ECLI:NL:RBAMS:2021:8107
Rechtbank Amsterdam
- Eerste aanleg - meervoudig
- Rechtspraak.nl
Afwijzing ontnemingsvordering wederrechtelijk verkregen voordeel na vrijspraak
In deze zaak heeft de Rechtbank Amsterdam op 6 december 2021 uitspraak gedaan in een ontnemingsprocedure tegen [veroordeelde], die eerder in de hoofdzaak was vrijgesproken. De ontnemingsvordering was ingediend door de officieren van justitie mr. L. van Haeringen en mr. R.S. Mackor, die stelden dat [veroordeelde] als (voormalig) bestuurder van [naam bedrijf V.O.F.] wederrechtelijk voordeel had verkregen door het ontvangen van 2.550 ton digestaat van [naam bedrijf BV] en daarvoor een bedrag van € 25,- per ton te hebben ontvangen.
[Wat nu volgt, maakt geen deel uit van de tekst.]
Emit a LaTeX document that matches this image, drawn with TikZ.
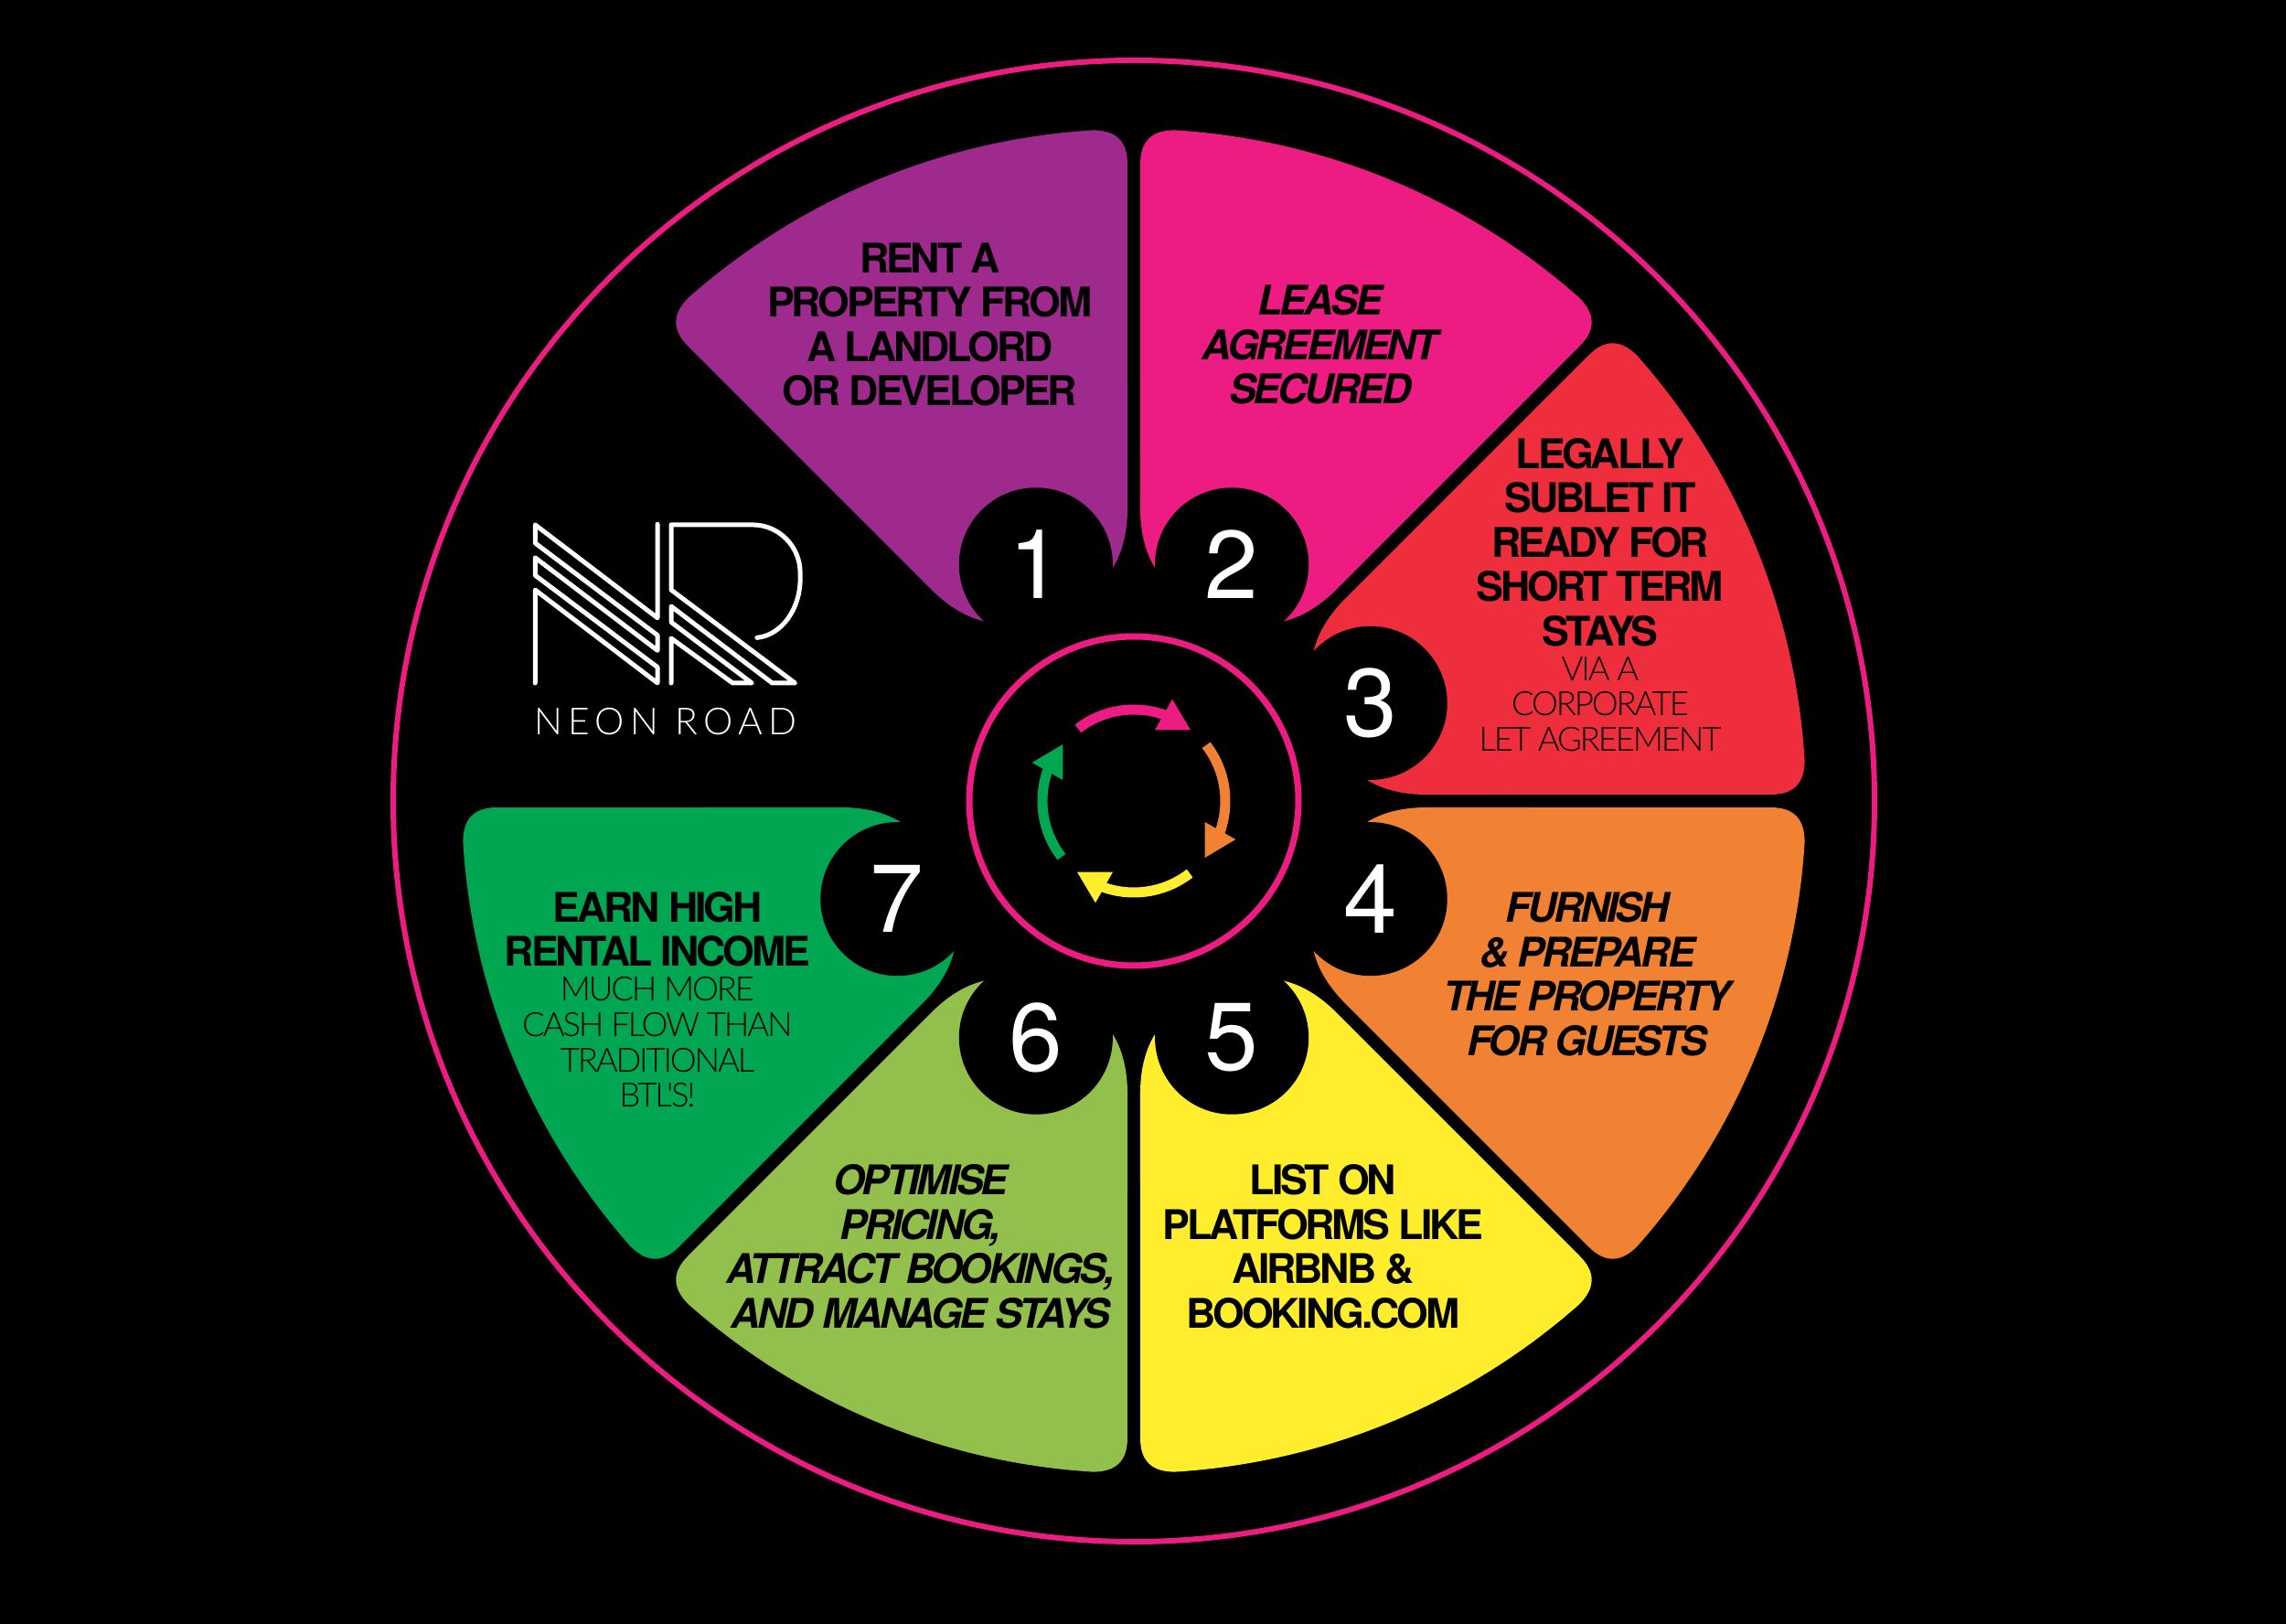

Het rapport berekende het totale wederrechtelijk verkregen voordeel op € 63.750,-. De verdediging betwistte echter de ontvangst van het digestaat en de betaling hiervoor, wat leidde tot een conclusie van antwoord van de raadsman op 28 mei 2020. De rechtbank heeft de vordering beoordeeld aan de hand van de eerdere vrijspraak in de hoofdzaak, waarin was geoordeeld dat niet bewezen was dat [naam bedrijf V.O.F.] digestaat of een andere stof als meststof had ontvangen. Hierdoor verviel de grondslag voor de ontnemingsvordering. De rechtbank heeft de vordering van de officier van justitie tot ontneming van het wederrechtelijk verkregen voordeel dan ook afgewezen.